Les responsables des données de cinq organisations membres du RRDS Canada ont joué un rôle clé dans la réussite de l’essai pragmatique, en particulier en ce qui concerne le processus de consentement, a déclaré le Dr Garrison, ajoutant que l’utilisation de données multirégionales provenant de cinq provinces canadiennes a permis d’augmenter le nombre de participants et de produire des résultats plus généralisables. L’accès aux données par le biais du service du GSAD du RRDS Canada a facilité une expérience rationalisée et coordonnée entre plusieurs centres de données.
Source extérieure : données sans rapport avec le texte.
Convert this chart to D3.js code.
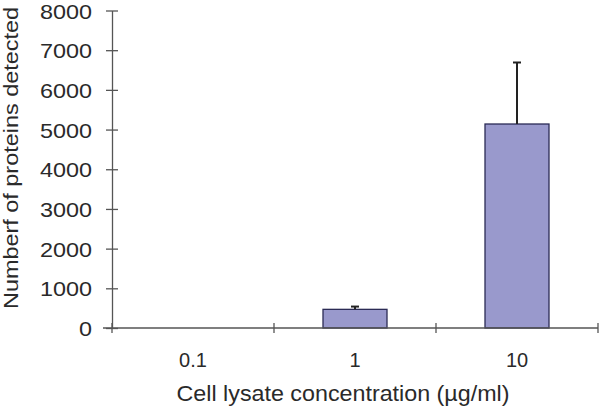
<!DOCTYPE html>
<html><head><meta charset="utf-8">
<script src="https://cdn.jsdelivr.net/npm/d3@7"></script>
<style>body{margin:0;background:#fff}svg{display:block}text{font-family:"Liberation Sans",Arial,sans-serif;fill:#2a2a2a}</style>
</head><body>
<script>
const categories = ["0.1", "1", "10"];
const values = [0, 470, 5140];
const errors = [0, 70, 1550];
const yTicks = [0,1000,2000,3000,4000,5000,6000,7000,8000];

const W = 600, H = 406;
const svg = d3.select("body").append("svg").attr("width", W).attr("height", H);
const x = d3.scaleBand().domain(categories).range([112, 598]).paddingInner(0).paddingOuter(0);
const y = d3.scaleLinear().domain([0, 8000]).range([328, 10.5]);

// bars
const barW = 64;
svg.selectAll("rect.bar").data(categories).enter().append("rect")
  .attr("x", d => x(d) + x.bandwidth()/2 - barW/2)
  .attr("width", barW)
  .attr("y", (d,i) => y(values[i]))
  .attr("height", (d,i) => y(0) - y(values[i]))
  .attr("fill", "#9999cc").attr("stroke", "#2b2b55").attr("stroke-width", 1.3)
  .style("display", (d,i) => values[i] > 0 ? null : "none");

// error bars
categories.forEach((c,i) => {
  if (!errors[i]) return;
  const cx = x(c) + x.bandwidth()/2;
  svg.append("line").attr("x1", cx).attr("x2", cx).attr("y1", y(values[i])).attr("y2", y(values[i]+errors[i]))
    .attr("stroke", "#222").attr("stroke-width", 2);
  svg.append("line").attr("x1", cx-4).attr("x2", cx+4).attr("y1", y(values[i]+errors[i])).attr("y2", y(values[i]+errors[i]))
    .attr("stroke", "#222").attr("stroke-width", 2);
});

// y axis
const yAxis = svg.append("g").attr("transform", "translate(112,0)")
  .call(d3.axisLeft(y).tickValues(yTicks).tickFormat(d3.format("d")).tickSizeInner(6).tickSizeOuter(0).tickPadding(14));
yAxis.select(".domain").attr("stroke", "#555").attr("stroke-width", 1.3);
yAxis.selectAll(".tick line").attr("x2", 6).attr("x1", -6).attr("stroke", "#555").attr("stroke-width", 1.3);
yAxis.selectAll(".tick text").attr("font-size", 21).attr("dy", "0.36em").style("fill", "#2a2a2a")
  .attr("textLength", d => String(d).length * 13).attr("lengthAdjust", "spacingAndGlyphs");

// x axis
const xAxis = svg.append("g").attr("transform", "translate(0,328)")
  .call(d3.axisBottom(x).tickSize(0).tickPadding(0));
xAxis.select(".domain").attr("d", "M103,0H598").attr("stroke", "#555").attr("stroke-width", 1.3);
xAxis.selectAll(".tick text").attr("font-size", 20).attr("y", 39).attr("dy", 0).style("fill", "#2a2a2a");
// boundary ticks
const bounds = categories.map(c => x(c) + x.bandwidth()).concat([x(categories[0])]);
svg.selectAll("line.xb").data(bounds).enter().append("line")
  .attr("x1", d => d).attr("x2", d => d).attr("y1", 323).attr("y2", 333)
  .attr("stroke", "#555").attr("stroke-width", 1.3);

// titles
svg.append("text").attr("x", 343).attr("y", 401).attr("text-anchor", "middle").attr("font-size", 22)
  .attr("textLength", 333).attr("lengthAdjust", "spacingAndGlyphs")
  .text("Cell lysate concentration (µg/ml)");
svg.append("text").attr("transform", "translate(18,158) rotate(-90)").attr("text-anchor", "middle").attr("font-size", 21)
  .attr("textLength", 302).attr("lengthAdjust", "spacingAndGlyphs")
  .text("Numberf of proteins detected");
</script>
</body></html>
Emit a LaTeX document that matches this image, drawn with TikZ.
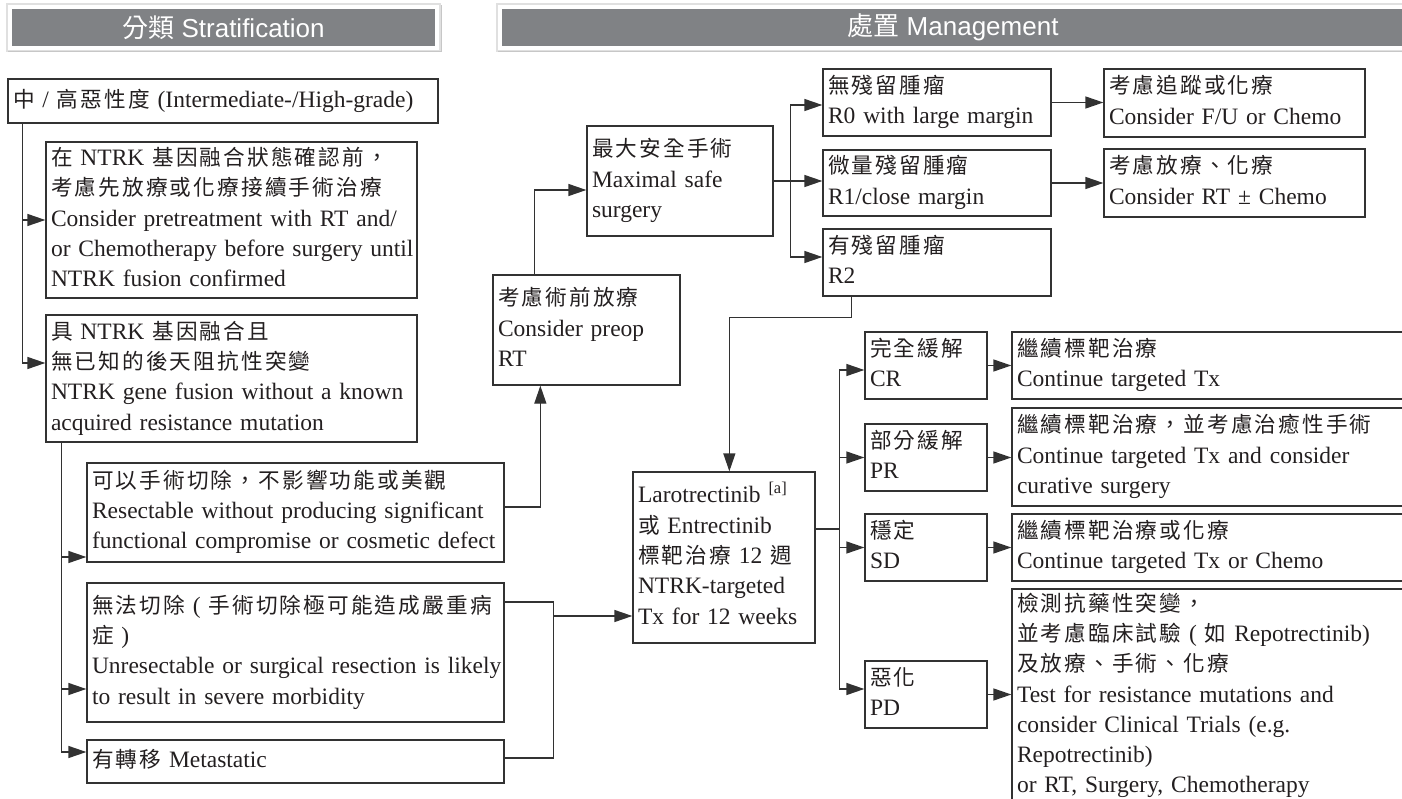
\documentclass[tikz,border=0pt]{standalone}
\usepackage{fontspec}
\setmainfont{Liberation Serif}
\newfontfamily\hdrfont{Liberation Sans}
\newfontfamily\zh[Scale=0.92,LetterSpace=10]{Noto Sans CJK TC}
\newfontfamily\zhh{Noto Sans CJK TC}
\usetikzlibrary{arrows.meta,calc}
\definecolor{hdrgray}{RGB}{128,130,133}
\definecolor{ink}{RGB}{35,31,32}
\definecolor{edge}{RGB}{50,50,50}
\newcommand\lns[1]{\begin{tabular}{@{}l@{}}#1\end{tabular}}
\newcommand\bx[6]{%
  \pgfmathsetmacro\bxw{#4-#2}\pgfmathsetmacro\bxh{#5-#3}\pgfmathsetmacro\bxt{#4-#2-10}%
  \node[box,minimum width=\bxw pt,minimum height=\bxh pt,text width=\bxt pt] (#1) at ({(#2+#4)/2},{(#3+#5)/2}) {\lns{#6}};}
\tikzset{
  box/.style={draw=edge,line width=1.3pt,inner xsep=5pt,inner ysep=0pt,align=left,text=ink,
    font=\fontsize{23.5}{30.3}\selectfont},
  hdr/.style={fill=hdrgray,draw=white,line width=3.5pt,text=white,inner sep=0pt,
    font=\hdrfont\fontsize{26}{30}\selectfont},
  arr/.style={draw=edge,line width=1.3pt,-{Triangle[length=18pt,width=12pt]}},
  ln/.style={draw=edge,line width=1.3pt}
}
\begin{document}
\begin{tikzpicture}[x=1pt,y=-1pt]
\useasboundingbox (0,0) rectangle (1402,799);
% headers
\draw[black!12,line width=1.5pt] (7,4) rectangle (440,51);
\draw[black!22,line width=1pt] (8,52) -- (441,52) -- (441,5);
\node[hdr,minimum width=427pt,minimum height=40pt] (hL) at (223.5,27.5) {{\zhh 分類} Stratification};
\draw[black!12,line width=1.5pt] (497,4) rectangle (1410,51);
\draw[black!22,line width=1pt] (498,52) -- (1410,52);
\node[hdr,minimum width=906pt,minimum height=40pt] (hR) at (953,27.5) {{\zhh 處置} Management};
% left column
\bx{A}{8}{79}{438}{123}{{\zh 中} / {\zh 高惡性度} (Intermediate-/High-grade)}
\bx{B}{46}{142}{417}{298}{{\zh 在} NTRK {\zh 基因融合狀態確認前，}\\{\zh 考慮先放療或化療接續手術治療}\\Consider pretreatment with RT and/\\or Chemotherapy before surgery until\\NTRK fusion confirmed}
\bx{C}{46}{315}{417}{442}{{\zh 具} NTRK {\zh 基因融合且}\\{\zh 無已知的後天阻抗性突變}\\NTRK gene fusion without a known\\acquired resistance mutation}
\bx{D}{87}{463}{504}{562}{{\zh 可以手術切除，不影響功能或美觀}\\Resectable without producing significant\\functional compromise or cosmetic defect}
\bx{E}{87}{583}{504}{722}{{\zh 無法切除} ( {\zh 手術切除極可能造成嚴重病}\\{\zh 症} )\\Unresectable or surgical resection is likely\\to result in severe morbidity}
\bx{F}{87}{740}{504}{783}{{\zh 有轉移} Metastatic}
% middle
\bx{G}{493}{275}{680}{385}{{\zh 考慮術前放療}\\Consider preop\\RT}
\bx{H}{587}{126}{773}{236}{{\zh 最大安全手術}\\Maximal safe\\surgery}
\bx{I}{823}{69}{1051}{136}{{\zh 無殘留腫瘤}\\R0 with large margin}
\bx{J}{823}{150}{1051}{216}{{\zh 微量殘留腫瘤}\\R1/close margin}
\bx{K}{823}{229}{1051}{296}{{\zh 有殘留腫瘤}\\R2}
\bx{Ip}{1104}{69}{1365}{137}{{\zh 考慮追蹤或化療}\\Consider F/U or Chemo}
\bx{Jp}{1104}{149}{1365}{217}{{\zh 考慮放療、化療}\\Consider RT ± Chemo}
\bx{L}{633}{472}{815}{643}{Larotrectinib \textsuperscript{[a]}\\{\zh 或} Entrectinib\\{\zh 標靶治療} 12 {\zh 週}\\NTRK-targeted\\Tx for 12 weeks}
% responses
\bx{CR}{865}{332}{987}{399}{{\zh 完全緩解}\\CR}
\bx{PR}{865}{424}{987}{491}{{\zh 部分緩解}\\PR}
\bx{SD}{865}{514}{987}{581}{{\zh 穩定}\\SD}
\bx{PD}{865}{661}{987}{728}{{\zh 惡化}\\PD}
\bx{CRp}{1012}{332}{1406}{399}{{\zh 繼續標靶治療}\\Continue targeted Tx}
\bx{PRp}{1012}{408}{1406}{506}{{\zh 繼續標靶治療，並考慮治癒性手術}\\Continue targeted Tx and consider\\curative surgery}
\bx{SDp}{1012}{514}{1406}{581}{{\zh 繼續標靶治療或化療}\\Continue targeted Tx or Chemo}
\bx{PDp}{1012}{589}{1406}{803}{{\zh 檢測抗藥性突變，}\\{\zh 並考慮臨床試驗} ( {\zh 如} Repotrectinib)\\{\zh 及放療、手術、化療}\\Test for resistance mutations and\\consider Clinical Trials (e.g.\\Repotrectinib)\\or RT, Surgery, Chemotherapy}
% connectors
\draw[arr] ([xshift=15pt]A.south west) |- (B.west);
\draw[arr] ([xshift=15pt]A.south west) |- ([yshift=15.5pt]C.west);
\draw[arr] ([xshift=16pt]C.south west) |- ([yshift=-44.5pt]D.west);
\draw[arr] ([xshift=16pt]C.south west) |- ([yshift=-36.5pt]E.west);
\draw[arr] ([xshift=16pt]C.south west) |- ([yshift=9.5pt]F.west);
\draw[arr] ([yshift=5.5pt]D.east) -| ([xshift=48pt]G.south west);
\draw[arr] ([xshift=42pt]G.north west) |- ([yshift=-9pt]H.west);
\draw[ln] (H.east) -- ++(17,0) coordinate (hb);
\draw[arr] (hb) |- ([yshift=-2.5pt]I.west);
\draw[arr] (hb) -- (hb -| J.west);
\draw[arr] (hb) |- ([yshift=5.5pt]K.west);
\draw[arr] (I.east) -- (I.east -| Ip.west);
\draw[arr] (J.east) -- (J.east -| Jp.west);
\draw[arr] ([xshift=29pt]K.south west) -- ++(0,21) -| ([xshift=97pt]L.north west);
\draw[ln] ([yshift=50.5pt]E.east) -- ++(49,0) coordinate (ej) |- ([yshift=3.5pt]F.east);
\coordinate (lin) at ([yshift=-58.5pt]L.west);
\draw[arr] (lin -| ej) -- (lin);
\draw[ln] ([yshift=28.5pt]L.east) -- ++(24,0) coordinate (lb);
\draw[arr] (lb) |- ([yshift=-4.5pt]CR.west);
\draw[arr] (lb) |- (PR.west);
\draw[arr] (lb) |- (SD.west);
\draw[arr] (lb) |- ([yshift=5.5pt]PD.west);
\draw[arr] (CR.east) -- (CR.east -| CRp.west);
\draw[arr] (PR.east) -- (PR.east -| PRp.west);
\draw[arr] (SD.east) -- (SD.east -| SDp.west);
\draw[arr] (PD.east) -- (PD.east -| PDp.west);
\end{tikzpicture}
\end{document}
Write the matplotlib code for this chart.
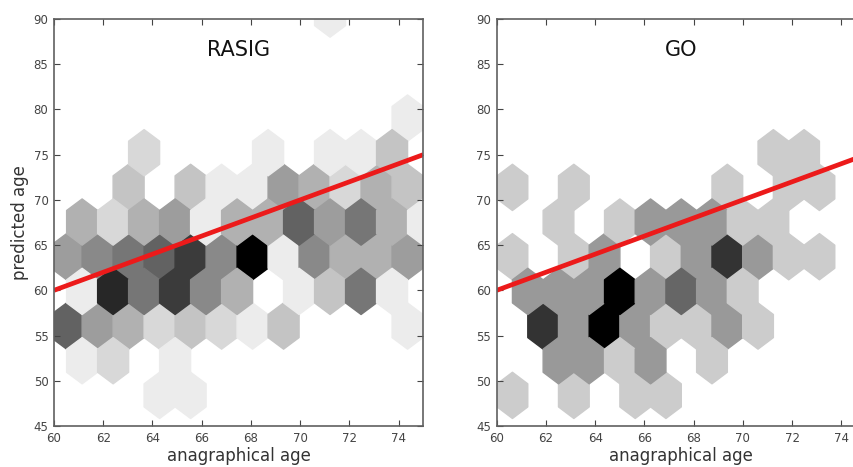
import numpy as np
import matplotlib
matplotlib.use('Agg')
import matplotlib.pyplot as plt

# hexagon cells: centre x, centre y, count in the cell
rasig_x = [71.2,
           74.4,
           63.7, 68.7, 71.2, 72.5, 73.7,
           63.0, 65.5, 66.8, 68.1, 69.3, 70.6, 71.9, 73.1, 74.4,
           61.1, 62.4, 63.7, 64.9, 66.2, 67.4, 68.7, 70.0, 71.2, 72.5, 73.7, 75.0,
           60.5, 61.8, 63.0, 64.3, 65.5, 66.8, 68.1, 69.3, 70.6, 71.9, 73.1, 74.4,
           61.1, 62.4, 63.7, 64.9, 66.2, 67.4, 70.0, 71.2, 72.5, 73.7,
           60.5, 61.8, 63.0, 64.3, 65.5, 66.8, 68.1, 69.3, 74.4,
           61.1, 62.4, 64.9,
           64.3, 65.5]
rasig_y = [90.6,
           79.1,
           75.2, 75.2, 75.2, 75.2, 75.2,
           71.4, 71.4, 71.4, 71.4, 71.4, 71.4, 71.4, 71.4, 71.4,
           67.6, 67.6, 67.6, 67.6, 67.6, 67.6, 67.6, 67.6, 67.6, 67.6, 67.6, 67.6,
           63.7, 63.7, 63.7, 63.7, 63.7, 63.7, 63.7, 63.7, 63.7, 63.7, 63.7, 63.7,
           59.9, 59.9, 59.9, 59.9, 59.9, 59.9, 59.9, 59.9, 59.9, 59.9,
           56.1, 56.1, 56.1, 56.1, 56.1, 56.1, 56.1, 56.1, 56.1,
           52.2, 52.2, 52.2,
           48.4, 48.4]
rasig_n = [1,
           1,
           2, 1, 1, 1, 3,
           3, 3, 1, 1, 5, 4, 2, 4, 3,
           4, 2, 4, 5, 1, 4, 4, 8, 5, 7, 4, 1,
           5, 6, 7, 8, 10, 6, 13, 1, 6, 4, 4, 5,
           1, 11, 7, 10, 6, 4, 1, 3, 7, 1,
           8, 5, 4, 2, 3, 2, 1, 3, 1,
           1, 2, 1,
           1, 1]

go_x = [71.25, 72.5,
        60.6, 63.1, 69.4, 71.9, 73.1,
        62.5, 65.0, 66.25, 67.5, 68.75, 70.0, 71.25,
        60.6, 63.1, 64.4, 66.9, 68.1, 69.4, 70.6, 71.9, 73.1,
        61.25, 62.5, 63.75, 65.0, 66.25, 67.5, 68.75, 70.0,
        61.9, 63.1, 64.4, 65.6, 66.9, 68.1, 69.4, 70.6,
        62.5, 63.75, 65.0, 66.25, 68.75,
        60.6, 63.1, 65.6, 66.9]
go_y = [75.2, 75.2,
        71.4, 71.4, 71.4, 71.4, 71.4,
        67.6, 67.6, 67.6, 67.6, 67.6, 67.6, 67.6,
        63.7, 63.7, 63.7, 63.7, 63.7, 63.7, 63.7, 63.7, 63.7,
        59.9, 59.9, 59.9, 59.9, 59.9, 59.9, 59.9, 59.9,
        56.1, 56.1, 56.1, 56.1, 56.1, 56.1, 56.1, 56.1,
        52.2, 52.2, 52.2, 52.2, 52.2,
        48.4, 48.4, 48.4, 48.4]
go_n = [1, 1,
        1, 1, 1, 1, 1,
        1, 1, 2, 2, 2, 1, 1,
        1, 1, 2, 1, 2, 4, 2, 1, 1,
        2, 2, 2, 5, 2, 3, 2, 1,
        4, 2, 5, 2, 1, 1, 2, 1,
        2, 2, 1, 2, 1,
        1, 1, 1, 1]

# identity line drawn on both panels
line_x = [60, 75]
line_y = [60, 75]

xticks = [60, 62, 64, 66, 68, 70, 72, 74]
yticks = [45, 50, 55, 60, 65, 70, 75, 80, 85, 90]


def panel(ax, x, y, n, extent, title):
    ax.hexbin(x, y, C=n, reduce_C_function=np.sum, gridsize=13, extent=extent,
              cmap='gray_r', vmin=0, vmax=max(n))
    ax.plot(line_x, line_y, color='#ec1a1a', lw=3.4, solid_capstyle='butt')
    ax.set_xlim(60, 75)
    ax.set_ylim(45, 90)
    ax.set_xticks(xticks)
    ax.set_yticks(yticks)
    ax.tick_params(direction='in', top=True, right=True, length=4, width=0.8,
                   labelsize=8.5, pad=4, colors='#444444')
    for s in ax.spines.values():
        s.set_color('#606060')
        s.set_linewidth(1.2)
    ax.text(0.5, 0.924, title, transform=ax.transAxes, ha='center', va='center',
            fontsize=15, color='#111111')
    ax.set_xlabel('anagraphical age', fontsize=12, color='#333333', labelpad=2)


fig = plt.figure(figsize=(8.54, 4.67), dpi=100)
ax1 = fig.add_axes([0.0632, 0.0878, 0.4324, 0.8715])
ax2 = fig.add_axes([0.5816, 0.0878, 0.4324, 0.8715])

panel(ax1, rasig_x, rasig_y, rasig_n, (59.255, 75.622, 40.72, 94.38), 'RASIG')
panel(ax2, go_x, go_y, go_n, (59.393, 75.604, 40.72, 94.38), 'GO')
ax1.set_ylabel('predicted age', fontsize=12, color='#333333', labelpad=3)

fig.savefig('out.png', dpi=100)
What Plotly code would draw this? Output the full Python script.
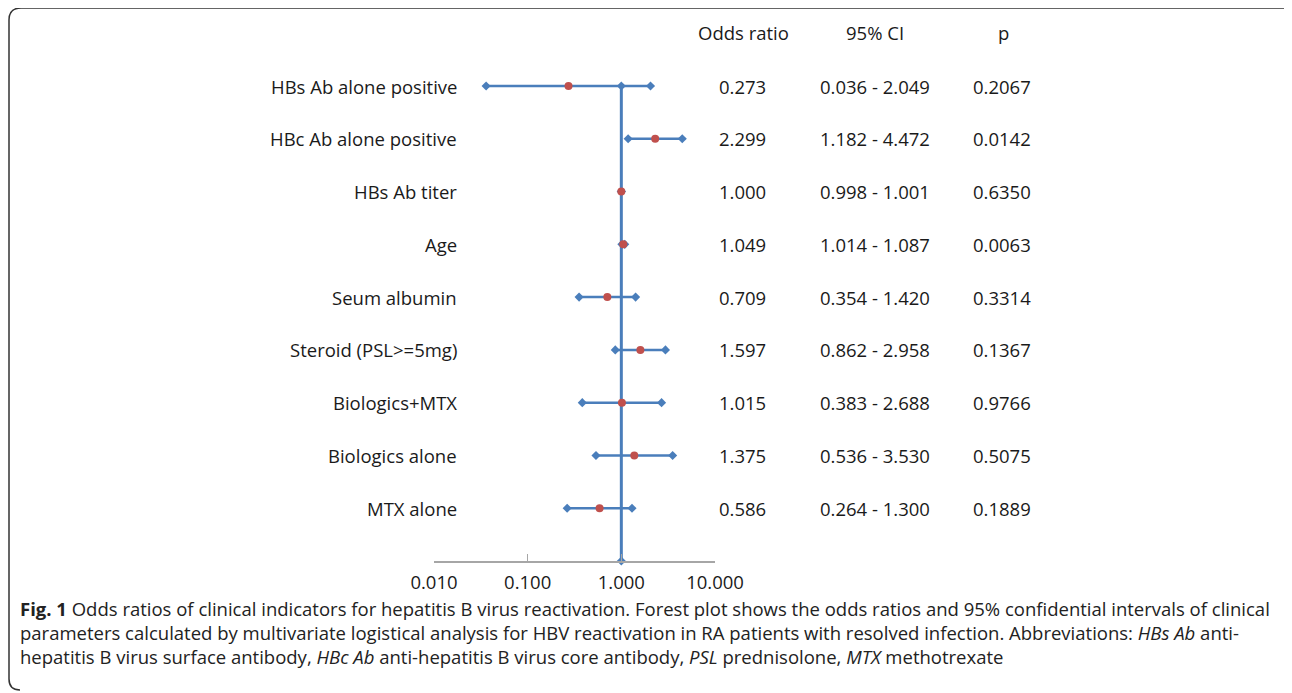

Le Dr Garrison a présenté les résultats de l’étude BedMed lors du congrès 2024 de la Société européenne de cardiologie. « Il y avait environ un millier de cardiologues dans l’auditoire et j’ai pu voir qu’il s’agissait d’une étude importante à leurs yeux, car elles et ils s’interrogent sur la fiabilité des données antérieures dans ce domaine et se demandaient s’il fallait modifier le calendrier d’administration de ces médicaments. L’étude BedMed est actuellement en cours d’examen par le JAMA.
L’équipe de recherche prévoit d’utiliser les mêmes ensembles de données pour publier un article sur les différences de comportement en matière de santé entre les personnes qui se portent volontaires pour des essais randomisés et celles qui ne le font pas.« Parce que nous travaillons avec des données administratives, nous sommes dans une position unique où nous pouvons examiner les comportements et les résultats en matière de santé des personnes qui se portent volontaires pour des essais comme BedMed, et les comparer à ceux et celles qui ont été invité-e-s mais ne se sont pas porté-e-s volontaires. Nous savons déjà que les volontaires offrent des résultats différents, mais ce travail peut nous indiquer à quel point cette différence joue lorsqu’il s’agit de dépistage et de mesures préventives », a-t-il déclaré.